Second, there’s the danger.
“Too many irresponsible unsupervised people in such groups often spells disaster,” one Mum said.
“Now, more than ever, it should be cancelled… better still, banned for good.”
Numerous attempts have been made by (taxpayer-funded) organisations to disassociate Schoolies from the image of a booze-and-drug fuelled orgy of violence to little avail.
There were calls to ban it following the summer of 2009, when 30 arrests were made in one night.
In the past two years alone, two teenagers fell to their deaths from balconies of South Queensland hotels. Meanwhile a Monash study suggests about one-fifth of Schoolies are subjected to alcohol-fuelled harm.
And as the swell of cashed-up and undersupervised teenagers grows, so too do the number of attendant drug pushers and sexual predators who comprise any parents’ worst nightmare.
“If you’re worried about your precious children and their rite of passage, then take small groups to places like Keppel or the awesome camping spots we have all around Queensland,” said a mum of four.
“Crank the music up, have camp fires, party.”

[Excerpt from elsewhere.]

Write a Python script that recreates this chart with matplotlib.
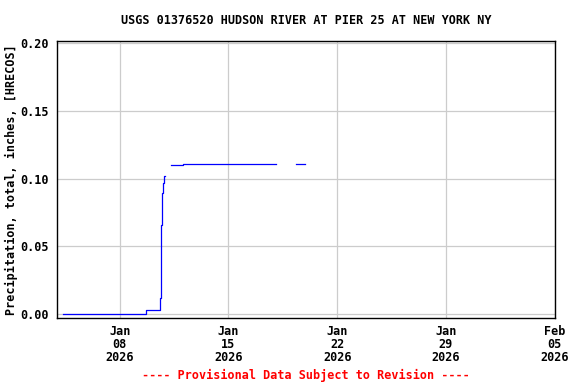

Third, there’s the very notion of “rite of passage” which the Premier bandies about. If it marks an important transition in a teenager’s life, one needs to ask, “transition from what”?
How many 17-year olds, in 2020, have spent their lives to date in a state of perpetual, studious abstinence, protected by their parents from drinking alcohol and prevented from partying hard with their pals?
And if by chance there are a few pure-as-driven-snow such teens remaining in Central Queensland, did their parents intend to let them loose at Schoolies?
“I went to Schoolies. I got absolutely plastered,” said a Rockhampton gent.
“Passed out in some questionable locations, got in some rum induced fights.
“Would I let my kids go to Schoolies… yeah, look, probably not!”
Is Schoolies a “rite of passage”, as the Premier puts it, which has become normalised as a family tradition all across Australia?
Or is it an overhyped marketing plot which puts kids at risk and their parents in the unenviable position of having to justify saying no to just one more thing their kids think they need and want?